** Begin **

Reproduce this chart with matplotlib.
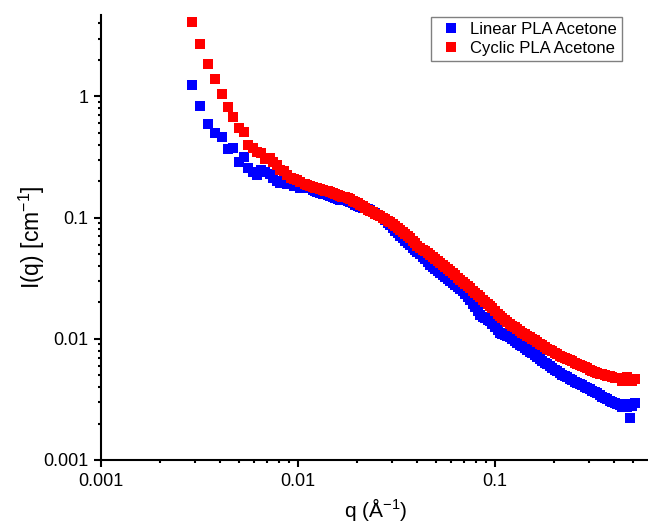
import matplotlib
matplotlib.use("Agg")
import matplotlib.pyplot as plt
from matplotlib.ticker import LogLocator, NullFormatter, FixedLocator, FixedFormatter

plt.rcParams['font.family'] = ['Liberation Sans', 'DejaVu Sans']
plt.rcParams['mathtext.default'] = 'regular'

# scattering vector q (1/Angstrom), shared by both samples
q = [0.002897, 0.003181, 0.003494, 0.003778, 0.004114, 0.004413, 0.004662, 0.005018,
     0.005301, 0.005575, 0.005910, 0.006229, 0.006527, 0.006800, 0.007167, 0.007423,
     0.007797, 0.008103, 0.008442, 0.008795, 0.009162, 0.009489, 0.009884, 0.010237,
     0.01085, 0.01117, 0.01151, 0.01185, 0.01220, 0.01256, 0.01294, 0.01332, 0.01371, 0.01412,
     0.01454, 0.01497, 0.01541, 0.01587, 0.01634, 0.01682, 0.01733, 0.01784, 0.01837, 0.01892,
     0.01947, 0.02005, 0.02065, 0.02126, 0.02189, 0.02254, 0.02321, 0.02390, 0.02460, 0.02533,
     0.02608, 0.02685, 0.02765, 0.02847, 0.02932, 0.03019, 0.03108, 0.03200, 0.03295, 0.03393,
     0.03493, 0.03597, 0.03704, 0.03814, 0.03926, 0.04042, 0.04163, 0.04286, 0.04413, 0.04544,
     0.04679, 0.04818, 0.04960, 0.05107, 0.05259, 0.05415, 0.05575, 0.05740, 0.05911, 0.06086,
     0.06266, 0.06452, 0.06643, 0.06840, 0.07043, 0.07252, 0.07467, 0.07688, 0.07916, 0.08151,
     0.08392, 0.08641, 0.08897, 0.09161, 0.09432, 0.09712, 0.10000, 0.10297, 0.10602, 0.10916,
     0.11240, 0.11573, 0.11916, 0.12269, 0.12633, 0.13008, 0.13394, 0.13791, 0.14200, 0.14621,
     0.15054, 0.15500, 0.15960, 0.16433, 0.16921, 0.17423, 0.17939, 0.18471, 0.19019, 0.19583,
     0.20163, 0.20761, 0.21377, 0.22011, 0.22663, 0.23335, 0.24027, 0.24739, 0.25473, 0.26228,
     0.27006, 0.27807, 0.28631, 0.29480, 0.30354, 0.31254, 0.32181, 0.33135, 0.34117, 0.35129,
     0.36171, 0.37243, 0.38347, 0.39484, 0.40655, 0.41860, 0.43102, 0.44380, 0.45696, 0.47051,
     0.48446, 0.49882, 0.51361]

# I(q) (1/cm), linear PLA in acetone
I_linear = [1.25, 0.838, 0.596, 0.503, 0.460, 0.368, 0.378, 0.286,
            0.319, 0.259, 0.238, 0.223, 0.246, 0.237, 0.229, 0.211,
            0.202, 0.194, 0.199, 0.191, 0.188, 0.184, 0.181, 0.177,
            0.176, 0.175, 0.174, 0.170, 0.167, 0.163, 0.160, 0.158, 0.157, 0.154,
            0.152, 0.148, 0.145, 0.143, 0.141, 0.140, 0.139, 0.137, 0.135, 0.131,
            0.127, 0.124, 0.122, 0.120, 0.119, 0.117, 0.115, 0.112, 0.109, 0.106,
            0.104, 0.0995, 0.0948, 0.0905, 0.0863, 0.0819, 0.0777, 0.0741, 0.0707, 0.0674,
            0.0643, 0.0616, 0.0590, 0.0563, 0.0537, 0.0517, 0.0498, 0.0475, 0.0453, 0.0431,
            0.0410, 0.0392, 0.0375, 0.0361, 0.0347, 0.0334, 0.0322, 0.0311, 0.0300, 0.0289,
            0.0279, 0.0269, 0.0259, 0.0246, 0.0233, 0.0221, 0.0209, 0.0195, 0.0182, 0.0169,
            0.0157, 0.0152, 0.0148, 0.0144, 0.0140, 0.0132, 0.0125, 0.0118, 0.0112, 0.0110,
            0.0108, 0.0106, 0.0104, 0.0100, 0.00966, 0.00930, 0.00896, 0.00866, 0.00838, 0.00810,
            0.00784, 0.00758, 0.00734, 0.00707, 0.00681, 0.00659, 0.00637, 0.00616, 0.00596, 0.00577,
            0.00558, 0.00540, 0.00522, 0.00507, 0.00493, 0.00481, 0.00470, 0.00457, 0.00444, 0.00434,
            0.00424, 0.00412, 0.00400, 0.00391, 0.00382, 0.00373, 0.00364, 0.00354, 0.00344, 0.00334,
            0.00325, 0.00316, 0.00307, 0.00301, 0.00296, 0.00290, 0.00285, 0.00275, 0.00290, 0.00272,
            0.00223, 0.00280, 0.00295]

# I(q) (1/cm), cyclic PLA in acetone
I_cyclic = [4.12, 2.72, 1.86, 1.40, 1.05, 0.823, 0.681, 0.553,
            0.506, 0.400, 0.378, 0.346, 0.344, 0.307, 0.310, 0.290,
            0.273, 0.247, 0.242, 0.225, 0.214, 0.209, 0.204, 0.197,
            0.189, 0.186, 0.182, 0.179, 0.177, 0.175, 0.172, 0.170, 0.167, 0.165,
            0.163, 0.160, 0.157, 0.153, 0.150, 0.149, 0.147, 0.145, 0.142, 0.138,
            0.135, 0.131, 0.128, 0.124, 0.120, 0.116, 0.113, 0.111, 0.108, 0.105,
            0.103, 0.100, 0.0976, 0.0946, 0.0918, 0.0886, 0.0854, 0.0824, 0.0795, 0.0764,
            0.0734, 0.0703, 0.0674, 0.0642, 0.0613, 0.0588, 0.0565, 0.0545, 0.0527, 0.0511,
            0.0495, 0.0476, 0.0457, 0.0438, 0.0420, 0.0404, 0.0389, 0.0376, 0.0363, 0.0348,
            0.0334, 0.0320, 0.0306, 0.0294, 0.0282, 0.0271, 0.0261, 0.0250, 0.0240, 0.0230,
            0.0220, 0.0211, 0.0202, 0.0195, 0.0187, 0.0178, 0.0169, 0.0161, 0.0154, 0.0148,
            0.0143, 0.0137, 0.0132, 0.0128, 0.0124, 0.0120, 0.0116, 0.0112, 0.0109, 0.0106,
            0.0103, 0.0100, 0.00976, 0.00944, 0.00913, 0.00883, 0.00854, 0.00830, 0.00807, 0.00788,
            0.00770, 0.00748, 0.00727, 0.00710, 0.00694, 0.00681, 0.00668, 0.00652, 0.00637, 0.00625,
            0.00613, 0.00599, 0.00585, 0.00571, 0.00558, 0.00547, 0.00537, 0.00527, 0.00517, 0.00510,
            0.00503, 0.00496, 0.00489, 0.00484, 0.00479, 0.00475, 0.00472, 0.00450, 0.00466, 0.00480,
            0.00462, 0.00445, 0.00470]

fig = plt.figure(figsize=(6.48, 5.29), dpi=100)
ax = fig.add_axes([101/648, 1 - 460/529, 546/648, 445/529])

ax.plot(q, I_linear, 's', color='#0000FF', markersize=7.2, markeredgewidth=0,
        label='Linear PLA Acetone')
ax.plot(q, I_cyclic, 's', color='#FF0000', markersize=7.2, markeredgewidth=0,
        label='Cyclic PLA Acetone')

ax.set_xscale('log')
ax.set_yscale('log')
ax.set_xlim(0.001, 0.591)
ax.set_ylim(0.001, 4.7)

ax.xaxis.set_major_locator(FixedLocator([0.001, 0.01, 0.1]))
ax.xaxis.set_major_formatter(FixedFormatter(['0.001', '0.01', '0.1']))
ax.yaxis.set_major_locator(FixedLocator([0.001, 0.01, 0.1, 1]))
ax.yaxis.set_major_formatter(FixedFormatter(['0.001', '0.01', '0.1', '1']))
for axis in (ax.xaxis, ax.yaxis):
    axis.set_minor_locator(LogLocator(base=10, subs=range(2, 10), numticks=20))
    axis.set_minor_formatter(NullFormatter())

ax.spines['top'].set_visible(False)
ax.spines['right'].set_visible(False)
for s in ('left', 'bottom'):
    ax.spines[s].set_linewidth(1.5)

ax.tick_params(which='major', direction='out', length=5, width=1.5,
               labelsize=13, pad=4)
ax.tick_params(which='minor', direction='out', length=2.5, width=1.5)

ax.set_xlabel(r'q (Å$^{-1}$)', fontsize=15)
ax.set_ylabel(r'I(q) [cm$^{-1}$]', fontsize=16.5)
ax.xaxis.set_label_coords(0.503, -0.08)
ax.yaxis.set_label_coords(-0.099, 0.5)

leg = ax.legend(loc='upper right', bbox_to_anchor=(0.954, 0.996), borderaxespad=0,
                fontsize=12, handlelength=1.8, handletextpad=0.25, borderpad=0.3,
                labelspacing=0.25, fancybox=False, framealpha=1)
leg.get_frame().set_edgecolor('#808080')
leg.get_frame().set_linewidth(1.0)

plt.savefig('out.png', dpi=100)
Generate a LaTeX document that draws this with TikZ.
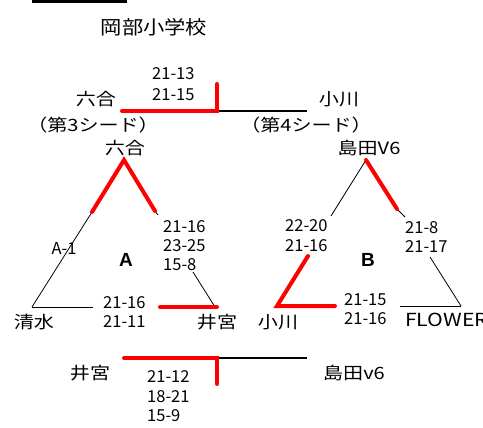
\documentclass[tikz,border=0pt]{standalone}
\usepackage{fontspec}
\setmainfont{Noto Sans CJK JP}
\newfontfamily\cjk[FakeStretch=1.18]{Noto Sans CJK JP}
\newfontfamily\cjkt[FakeStretch=1.12]{Noto Sans CJK JP}
\newfontfamily\poolfont{Liberation Sans}
\begin{document}
\begin{tikzpicture}[x=1pt,y=-1pt,
  lbl/.style={inner sep=0pt, font=\cjk\fontsize{17}{20}\selectfont},
  ttl/.style={inner sep=0pt, font=\cjkt\fontsize{19}{22}\selectfont},
  score/.style={inner sep=0pt, anchor=west, font=\fontsize{16.5}{19}\selectfont},
  thinline/.style={line width=0.8pt},
  winline/.style={line width=4pt, red, line cap=round, line join=miter},
  finline/.style={line width=2pt},
  pool/.style={inner sep=0pt, font=\poolfont\bfseries\fontsize{19}{22}\selectfont}]
\useasboundingbox (0,0) rectangle (483,428);

% top bar
\fill (32,0) rectangle (127,3.5);

% title
\node[ttl] (title) at (154,27) {岡部小学校};

% ---------- final (top) ----------
\coordinate (f1l) at (122,111);
\coordinate (f1m) at (217,111);
\coordinate (f1t) at (217,84);
\coordinate (f1r) at (307,111);
\draw[finline] (f1m) -- (f1r);
\draw[winline] (f1l) -- (f1m) -- (f1t);
\node[score] (s1a) at (152,74) {21-13};
\node[score] (s1b) at (152,95) {21-15};
\node[lbl] (rokugo1) at (96,99) {六合};
\node[lbl] (ogawa1) at (339,99) {小川};
\node[lbl] (seed3) at (93,125) {（第3シード）};
\node[lbl] (seed4) at (306,125) {（第4シード）};

% ---------- pool A ----------
\node[lbl] (rokugo2) at (125,148) {六合};
\coordinate (a0) at (124,160);
\coordinate (al) at (32,307);
\coordinate (ar) at (215,307);
\coordinate (al1) at (92,212);
\coordinate (ar1) at (155,211);
\coordinate (ar2) at (158,215);
\coordinate (ar3) at (193,272);
\coordinate (ab1) at (93,307);
\coordinate (ab2) at (160,307);
\coordinate (ab3) at (217,307);
\draw[thinline] (al1) -- (al);
\draw[thinline] (ar1) -- (ar2);
\draw[thinline] (ar3) -- (ar);
\draw[thinline] (al) -- (ab1);
\draw[winline] (al1) -- (a0) -- (ar1);
\draw[winline] (ab2) -- (ab3);
\node[lbl, font=\fontsize{16.5}{19}\selectfont] (a1) at (64,248) {A-1};
\node[pool] (poolA) at (126,260) {A};
\node[score] (sa1) at (163,227) {21-16};
\node[score] (sa2) at (163,246) {23-25};
\node[score] (sa3) at (163,265) {15-8};
\node[score] (sa4) at (103,303) {21-16};
\node[score] (sa5) at (103,322) {21-11};
\node[lbl] (shimizu) at (34,322) {清水};
\node[lbl] (imiya1) at (217,322) {井宮};

% ---------- pool B ----------
\node[lbl] (shimada1) at (369,148) {島田V6};
\coordinate (b0) at (366,160);
\coordinate (bl1) at (331,216);
\coordinate (bl2) at (308,256);
\coordinate (bl) at (277,306);
\coordinate (bb1) at (335,306);
\coordinate (br1) at (397,209);
\coordinate (br2) at (405,217);
\coordinate (br3) at (430,257);
\coordinate (br) at (461,306);
\coordinate (bb2) at (400,306);
\draw[thinline] (b0) -- (bl1);
\draw[thinline] (br1) -- (br2);
\draw[thinline] (br3) -- (br);
\draw[thinline] (bb2) -- (br);
\draw[winline] (bl2) -- (bl) -- (bb1);
\draw[winline] (b0) -- (br1);
\node[pool] (poolB) at (368,260) {B};
\node[score] (sb1) at (285,226) {22-20};
\node[score] (sb2) at (285,246) {21-16};
\node[score] (sb3) at (405,228) {21-8};
\node[score] (sb4) at (405,247) {21-17};
\node[score] (sb5) at (344,300) {21-15};
\node[score] (sb6) at (344,319) {21-16};
\node[lbl] (ogawa2) at (278,322) {小川};
\node[lbl, anchor=west, font=\cjk\fontsize{18}{20}\selectfont] (flower) at (405,320) {FLOWER};

% ---------- final (bottom) ----------
\coordinate (f2l) at (124,358);
\coordinate (f2m) at (217,358);
\coordinate (f2b) at (217,384);
\coordinate (f2r) at (307,358);
\draw[finline] (f2m) -- (f2r);
\draw[winline] (f2l) -- (f2m) -- (f2b);
\node[lbl] (imiya2) at (90,373) {井宮};
\node[lbl] (shimada2) at (354,373) {島田v6};
\node[score] (s2a) at (147,377) {21-12};
\node[score] (s2b) at (147,397) {18-21};
\node[score] (s2c) at (147,416) {15-9};
\end{tikzpicture}
\end{document}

** End **

* **WORK TO BE COMPLETED**:
Reproduce the records word for word, please, from their first line up to and including the line that contains "plt.rcParams['mathtext.default'] = 'regular'", but no pictures.

* **SOLVED PROBLEM**:
Reproduce this chart with matplotlib.
import matplotlib
matplotlib.use("Agg")
import matplotlib.pyplot as plt
from matplotlib.ticker import LogLocator, NullFormatter, FixedLocator, FixedFormatter

plt.rcParams['font.family'] = ['Liberation Sans', 'DejaVu Sans']
plt.rcParams['mathtext.default'] = 'regular'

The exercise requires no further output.